START

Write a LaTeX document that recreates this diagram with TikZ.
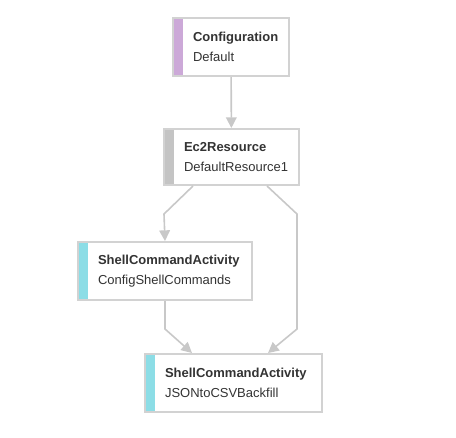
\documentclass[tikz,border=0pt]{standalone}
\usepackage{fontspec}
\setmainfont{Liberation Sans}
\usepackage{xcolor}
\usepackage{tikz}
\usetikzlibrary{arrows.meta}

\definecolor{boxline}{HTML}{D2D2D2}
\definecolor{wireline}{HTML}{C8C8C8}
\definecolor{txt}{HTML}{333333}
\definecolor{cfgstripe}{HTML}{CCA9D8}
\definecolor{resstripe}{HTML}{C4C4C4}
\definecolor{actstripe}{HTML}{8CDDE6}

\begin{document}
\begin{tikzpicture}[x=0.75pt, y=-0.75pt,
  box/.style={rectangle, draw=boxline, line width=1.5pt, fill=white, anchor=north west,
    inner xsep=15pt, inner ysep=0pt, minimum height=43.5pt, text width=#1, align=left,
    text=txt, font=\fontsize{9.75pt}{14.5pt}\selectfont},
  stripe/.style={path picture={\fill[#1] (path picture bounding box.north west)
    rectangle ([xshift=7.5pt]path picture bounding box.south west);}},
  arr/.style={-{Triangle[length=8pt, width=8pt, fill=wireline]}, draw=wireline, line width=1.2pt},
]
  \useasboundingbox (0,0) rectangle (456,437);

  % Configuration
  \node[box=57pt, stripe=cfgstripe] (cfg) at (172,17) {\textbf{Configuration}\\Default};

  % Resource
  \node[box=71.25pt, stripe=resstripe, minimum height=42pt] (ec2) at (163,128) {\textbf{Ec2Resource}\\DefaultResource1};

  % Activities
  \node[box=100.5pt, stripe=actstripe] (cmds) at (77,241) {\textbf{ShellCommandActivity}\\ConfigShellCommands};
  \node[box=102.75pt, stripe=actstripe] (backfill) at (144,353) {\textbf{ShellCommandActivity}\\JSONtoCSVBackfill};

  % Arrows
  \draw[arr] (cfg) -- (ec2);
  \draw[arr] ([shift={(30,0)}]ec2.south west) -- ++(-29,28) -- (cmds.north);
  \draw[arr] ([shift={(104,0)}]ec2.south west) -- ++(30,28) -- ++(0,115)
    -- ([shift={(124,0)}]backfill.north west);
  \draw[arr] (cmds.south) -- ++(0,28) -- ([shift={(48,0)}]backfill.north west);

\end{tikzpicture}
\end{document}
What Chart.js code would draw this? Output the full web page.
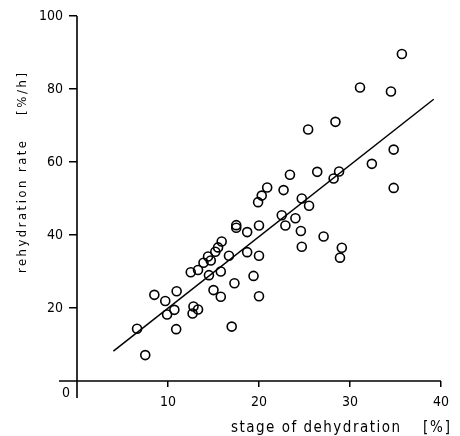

END

Identify each line holding the string "this", and copy it out.

● **ANSWER TO THE TASK**:
Write a LaTeX document that recreates this diagram with TikZ.
What Chart.js code would draw this? Output the full web page.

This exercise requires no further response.